» **WHAT IS BEING ASKED**:
Taking the data below, please print only the lines from the line holding "Convert this chart to Chart.js code." to the line holding "const points = distances.map((d, i)", inclusive, with pictures omitted.

» **EXCERPTED RECORDS**:
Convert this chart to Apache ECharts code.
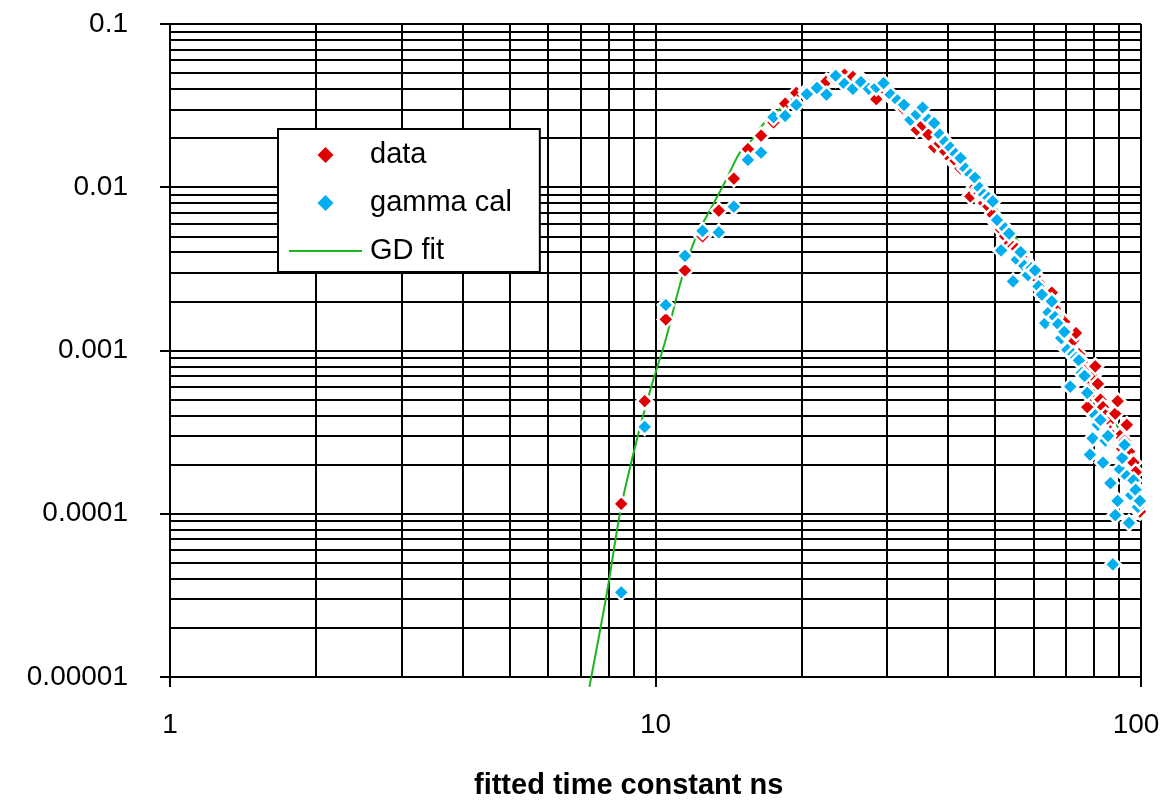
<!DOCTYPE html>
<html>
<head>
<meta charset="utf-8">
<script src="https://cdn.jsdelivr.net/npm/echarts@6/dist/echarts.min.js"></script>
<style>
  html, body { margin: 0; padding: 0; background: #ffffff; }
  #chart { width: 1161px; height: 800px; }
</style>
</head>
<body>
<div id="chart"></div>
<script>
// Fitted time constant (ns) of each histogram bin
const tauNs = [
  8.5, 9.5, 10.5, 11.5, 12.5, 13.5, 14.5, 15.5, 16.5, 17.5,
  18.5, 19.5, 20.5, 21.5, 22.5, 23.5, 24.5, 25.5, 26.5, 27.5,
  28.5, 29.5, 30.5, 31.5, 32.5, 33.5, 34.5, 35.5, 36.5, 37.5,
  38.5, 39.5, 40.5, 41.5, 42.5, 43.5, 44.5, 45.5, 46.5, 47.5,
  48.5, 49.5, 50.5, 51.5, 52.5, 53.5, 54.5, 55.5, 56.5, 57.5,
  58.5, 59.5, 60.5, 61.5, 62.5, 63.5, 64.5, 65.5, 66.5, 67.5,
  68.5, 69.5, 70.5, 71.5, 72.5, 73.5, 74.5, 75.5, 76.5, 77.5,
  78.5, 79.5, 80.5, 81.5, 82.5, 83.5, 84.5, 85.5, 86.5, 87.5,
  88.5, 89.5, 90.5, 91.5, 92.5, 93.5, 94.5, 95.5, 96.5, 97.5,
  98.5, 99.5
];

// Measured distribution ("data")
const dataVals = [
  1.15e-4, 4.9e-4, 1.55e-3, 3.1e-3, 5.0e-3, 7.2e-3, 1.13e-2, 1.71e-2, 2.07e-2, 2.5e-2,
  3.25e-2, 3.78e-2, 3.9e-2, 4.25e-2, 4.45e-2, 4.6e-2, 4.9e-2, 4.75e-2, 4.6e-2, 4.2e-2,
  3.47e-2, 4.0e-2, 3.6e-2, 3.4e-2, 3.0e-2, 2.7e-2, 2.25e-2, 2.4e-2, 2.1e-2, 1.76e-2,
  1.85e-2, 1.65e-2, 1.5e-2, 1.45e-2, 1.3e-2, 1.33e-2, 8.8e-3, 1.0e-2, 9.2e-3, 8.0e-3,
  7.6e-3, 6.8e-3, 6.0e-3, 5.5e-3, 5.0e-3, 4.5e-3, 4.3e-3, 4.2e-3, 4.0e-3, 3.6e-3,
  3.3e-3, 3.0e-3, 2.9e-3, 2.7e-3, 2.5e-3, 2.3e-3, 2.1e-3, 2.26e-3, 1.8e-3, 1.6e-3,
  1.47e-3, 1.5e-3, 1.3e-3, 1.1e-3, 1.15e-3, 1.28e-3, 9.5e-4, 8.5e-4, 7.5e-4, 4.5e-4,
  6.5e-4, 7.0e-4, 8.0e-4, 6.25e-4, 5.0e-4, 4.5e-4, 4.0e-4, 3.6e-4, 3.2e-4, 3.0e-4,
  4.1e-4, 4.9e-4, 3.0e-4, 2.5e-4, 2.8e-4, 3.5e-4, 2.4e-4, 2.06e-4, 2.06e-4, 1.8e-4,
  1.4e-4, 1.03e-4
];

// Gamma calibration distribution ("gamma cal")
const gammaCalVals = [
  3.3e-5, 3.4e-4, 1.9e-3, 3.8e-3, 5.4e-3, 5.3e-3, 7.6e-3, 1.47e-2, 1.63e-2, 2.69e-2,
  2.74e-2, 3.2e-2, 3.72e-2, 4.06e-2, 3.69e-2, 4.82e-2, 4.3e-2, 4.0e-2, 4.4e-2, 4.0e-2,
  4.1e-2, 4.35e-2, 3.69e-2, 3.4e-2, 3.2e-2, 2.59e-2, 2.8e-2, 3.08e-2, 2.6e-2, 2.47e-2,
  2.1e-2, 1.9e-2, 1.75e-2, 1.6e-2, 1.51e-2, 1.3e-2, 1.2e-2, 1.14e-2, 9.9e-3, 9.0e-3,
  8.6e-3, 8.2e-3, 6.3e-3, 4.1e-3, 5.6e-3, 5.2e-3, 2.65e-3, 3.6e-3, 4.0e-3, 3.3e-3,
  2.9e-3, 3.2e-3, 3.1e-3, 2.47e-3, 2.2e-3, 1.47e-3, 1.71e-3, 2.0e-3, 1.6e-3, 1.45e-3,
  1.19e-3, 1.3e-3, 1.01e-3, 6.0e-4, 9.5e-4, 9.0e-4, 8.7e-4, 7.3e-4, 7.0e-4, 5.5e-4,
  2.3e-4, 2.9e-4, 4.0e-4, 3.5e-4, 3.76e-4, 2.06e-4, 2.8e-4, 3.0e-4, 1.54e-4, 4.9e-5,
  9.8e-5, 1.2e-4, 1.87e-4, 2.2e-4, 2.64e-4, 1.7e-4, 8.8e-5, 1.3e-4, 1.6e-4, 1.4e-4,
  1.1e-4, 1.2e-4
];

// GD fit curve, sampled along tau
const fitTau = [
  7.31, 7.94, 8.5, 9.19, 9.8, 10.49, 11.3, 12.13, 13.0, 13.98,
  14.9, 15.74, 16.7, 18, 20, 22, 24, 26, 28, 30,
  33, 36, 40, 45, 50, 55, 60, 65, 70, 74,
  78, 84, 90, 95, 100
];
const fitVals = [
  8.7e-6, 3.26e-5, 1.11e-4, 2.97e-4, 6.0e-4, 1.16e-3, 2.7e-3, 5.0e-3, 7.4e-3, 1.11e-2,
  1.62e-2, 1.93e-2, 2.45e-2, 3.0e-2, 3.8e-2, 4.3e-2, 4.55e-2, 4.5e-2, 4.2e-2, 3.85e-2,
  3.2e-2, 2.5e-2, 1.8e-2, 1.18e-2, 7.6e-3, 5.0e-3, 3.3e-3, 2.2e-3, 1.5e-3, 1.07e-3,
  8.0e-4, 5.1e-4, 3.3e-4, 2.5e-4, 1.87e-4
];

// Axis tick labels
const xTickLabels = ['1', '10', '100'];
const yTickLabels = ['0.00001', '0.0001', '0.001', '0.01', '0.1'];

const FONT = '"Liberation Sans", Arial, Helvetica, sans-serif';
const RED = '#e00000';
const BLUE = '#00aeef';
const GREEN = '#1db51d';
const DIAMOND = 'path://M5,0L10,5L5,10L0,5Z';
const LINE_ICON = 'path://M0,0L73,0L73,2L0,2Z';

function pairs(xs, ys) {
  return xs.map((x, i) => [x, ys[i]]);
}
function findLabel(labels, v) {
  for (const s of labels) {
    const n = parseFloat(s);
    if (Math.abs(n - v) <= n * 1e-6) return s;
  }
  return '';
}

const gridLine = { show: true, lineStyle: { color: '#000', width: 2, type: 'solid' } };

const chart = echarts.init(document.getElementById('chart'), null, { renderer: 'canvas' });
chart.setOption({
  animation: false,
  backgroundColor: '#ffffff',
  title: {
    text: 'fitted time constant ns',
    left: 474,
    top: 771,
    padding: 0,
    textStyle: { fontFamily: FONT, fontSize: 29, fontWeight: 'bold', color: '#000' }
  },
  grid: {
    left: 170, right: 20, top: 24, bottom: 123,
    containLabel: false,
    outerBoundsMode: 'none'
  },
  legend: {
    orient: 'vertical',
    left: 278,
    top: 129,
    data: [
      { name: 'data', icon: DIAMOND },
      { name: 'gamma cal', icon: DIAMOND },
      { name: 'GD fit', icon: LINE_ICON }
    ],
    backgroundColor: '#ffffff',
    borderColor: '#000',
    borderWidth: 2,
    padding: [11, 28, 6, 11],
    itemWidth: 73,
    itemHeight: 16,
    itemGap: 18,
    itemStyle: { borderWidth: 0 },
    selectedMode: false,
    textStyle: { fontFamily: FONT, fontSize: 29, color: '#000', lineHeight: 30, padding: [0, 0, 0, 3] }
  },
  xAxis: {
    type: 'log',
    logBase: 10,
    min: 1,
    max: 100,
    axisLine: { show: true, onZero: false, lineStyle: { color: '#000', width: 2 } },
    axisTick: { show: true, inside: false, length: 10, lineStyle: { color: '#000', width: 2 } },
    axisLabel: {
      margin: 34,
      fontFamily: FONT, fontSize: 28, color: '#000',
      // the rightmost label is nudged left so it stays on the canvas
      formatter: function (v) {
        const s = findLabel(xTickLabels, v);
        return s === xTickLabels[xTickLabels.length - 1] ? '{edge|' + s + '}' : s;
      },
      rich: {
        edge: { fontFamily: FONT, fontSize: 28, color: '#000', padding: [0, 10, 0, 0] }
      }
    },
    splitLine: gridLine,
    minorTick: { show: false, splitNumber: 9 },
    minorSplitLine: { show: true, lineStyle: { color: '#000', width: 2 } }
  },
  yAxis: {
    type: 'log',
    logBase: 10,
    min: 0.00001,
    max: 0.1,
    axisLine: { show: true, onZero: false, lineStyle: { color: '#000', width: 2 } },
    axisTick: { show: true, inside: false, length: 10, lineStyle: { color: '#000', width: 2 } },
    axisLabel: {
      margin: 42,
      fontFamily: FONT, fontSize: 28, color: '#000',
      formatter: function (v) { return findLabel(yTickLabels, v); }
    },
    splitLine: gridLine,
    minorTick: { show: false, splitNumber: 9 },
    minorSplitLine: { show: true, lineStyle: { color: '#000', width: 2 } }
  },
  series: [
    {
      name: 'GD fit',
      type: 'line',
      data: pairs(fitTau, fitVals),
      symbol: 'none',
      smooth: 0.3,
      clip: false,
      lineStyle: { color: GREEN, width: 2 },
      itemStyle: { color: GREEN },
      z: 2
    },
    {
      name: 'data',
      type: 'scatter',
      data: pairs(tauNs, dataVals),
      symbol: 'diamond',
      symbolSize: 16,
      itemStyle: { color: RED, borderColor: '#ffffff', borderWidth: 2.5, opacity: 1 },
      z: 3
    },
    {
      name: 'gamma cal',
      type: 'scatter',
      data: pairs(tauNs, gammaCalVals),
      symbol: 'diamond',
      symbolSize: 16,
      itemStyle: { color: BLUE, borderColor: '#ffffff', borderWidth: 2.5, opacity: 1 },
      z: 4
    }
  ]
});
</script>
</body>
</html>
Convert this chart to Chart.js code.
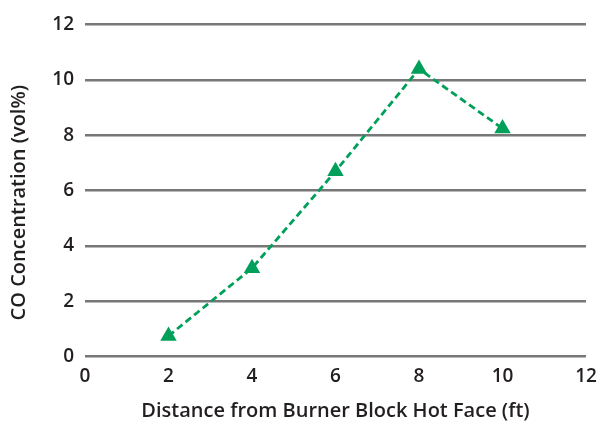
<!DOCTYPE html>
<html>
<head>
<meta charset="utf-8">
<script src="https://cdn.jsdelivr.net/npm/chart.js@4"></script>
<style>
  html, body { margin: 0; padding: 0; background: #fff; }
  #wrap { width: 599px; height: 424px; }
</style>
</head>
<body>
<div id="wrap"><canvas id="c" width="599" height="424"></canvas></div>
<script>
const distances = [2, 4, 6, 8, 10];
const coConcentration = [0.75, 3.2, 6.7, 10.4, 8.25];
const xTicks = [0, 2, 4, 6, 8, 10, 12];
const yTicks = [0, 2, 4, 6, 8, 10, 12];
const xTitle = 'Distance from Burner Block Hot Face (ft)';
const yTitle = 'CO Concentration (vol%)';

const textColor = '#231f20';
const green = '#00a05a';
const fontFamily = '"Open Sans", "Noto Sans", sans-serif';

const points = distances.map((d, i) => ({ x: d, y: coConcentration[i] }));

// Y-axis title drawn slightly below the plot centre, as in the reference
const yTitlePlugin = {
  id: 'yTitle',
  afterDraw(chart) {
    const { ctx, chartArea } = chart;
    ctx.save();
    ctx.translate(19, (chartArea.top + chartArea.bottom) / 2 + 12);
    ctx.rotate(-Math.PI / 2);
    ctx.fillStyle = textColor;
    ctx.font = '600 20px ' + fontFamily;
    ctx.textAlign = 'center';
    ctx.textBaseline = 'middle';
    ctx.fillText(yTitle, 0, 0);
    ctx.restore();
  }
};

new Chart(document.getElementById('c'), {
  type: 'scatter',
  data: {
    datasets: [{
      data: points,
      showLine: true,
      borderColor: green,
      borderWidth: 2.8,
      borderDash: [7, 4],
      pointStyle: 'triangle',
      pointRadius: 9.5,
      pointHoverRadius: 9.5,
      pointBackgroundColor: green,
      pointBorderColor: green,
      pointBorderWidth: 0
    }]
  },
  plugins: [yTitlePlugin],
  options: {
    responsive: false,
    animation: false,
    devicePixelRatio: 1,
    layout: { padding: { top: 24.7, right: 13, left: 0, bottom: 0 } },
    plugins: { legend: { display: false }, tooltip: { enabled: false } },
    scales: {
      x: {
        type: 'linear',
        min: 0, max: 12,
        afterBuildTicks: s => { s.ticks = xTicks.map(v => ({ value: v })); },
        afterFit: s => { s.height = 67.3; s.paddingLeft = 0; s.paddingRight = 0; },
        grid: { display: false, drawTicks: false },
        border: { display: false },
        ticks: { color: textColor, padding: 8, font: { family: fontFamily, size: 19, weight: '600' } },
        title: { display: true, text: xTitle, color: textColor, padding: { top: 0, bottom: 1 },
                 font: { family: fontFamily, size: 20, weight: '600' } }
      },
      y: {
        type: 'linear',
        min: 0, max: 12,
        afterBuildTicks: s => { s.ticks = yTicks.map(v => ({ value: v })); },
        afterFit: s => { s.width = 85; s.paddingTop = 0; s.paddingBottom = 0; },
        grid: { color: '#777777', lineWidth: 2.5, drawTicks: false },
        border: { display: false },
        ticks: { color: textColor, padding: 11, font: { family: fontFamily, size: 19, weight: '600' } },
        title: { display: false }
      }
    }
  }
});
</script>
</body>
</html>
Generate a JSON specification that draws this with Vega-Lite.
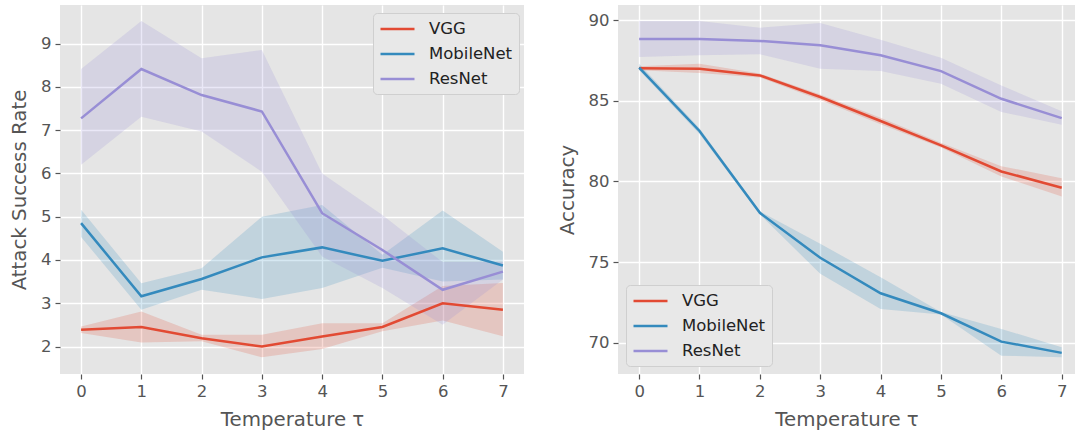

» **EXERCISE ANSWER**:
Convert this chart to Chart.js code.
<!DOCTYPE html>
<html>
<head>
<meta charset="utf-8">
<script src="https://cdn.jsdelivr.net/npm/chart.js@4"></script>
<style>
  html, body { margin: 0; padding: 0; background: #fff; }
  #wrap { width: 599px; height: 424px; }
</style>
</head>
<body>
<div id="wrap"><canvas id="c" width="599" height="424"></canvas></div>
<script>
const distances = [2, 4, 6, 8, 10];
const coConcentration = [0.75, 3.2, 6.7, 10.4, 8.25];
const xTicks = [0, 2, 4, 6, 8, 10, 12];
const yTicks = [0, 2, 4, 6, 8, 10, 12];
const xTitle = 'Distance from Burner Block Hot Face (ft)';
const yTitle = 'CO Concentration (vol%)';

const textColor = '#231f20';
const green = '#00a05a';
const fontFamily = '"Open Sans", "Noto Sans", sans-serif';

const points = distances.map((d, i) => ({ x: d, y: coConcentration[i] }));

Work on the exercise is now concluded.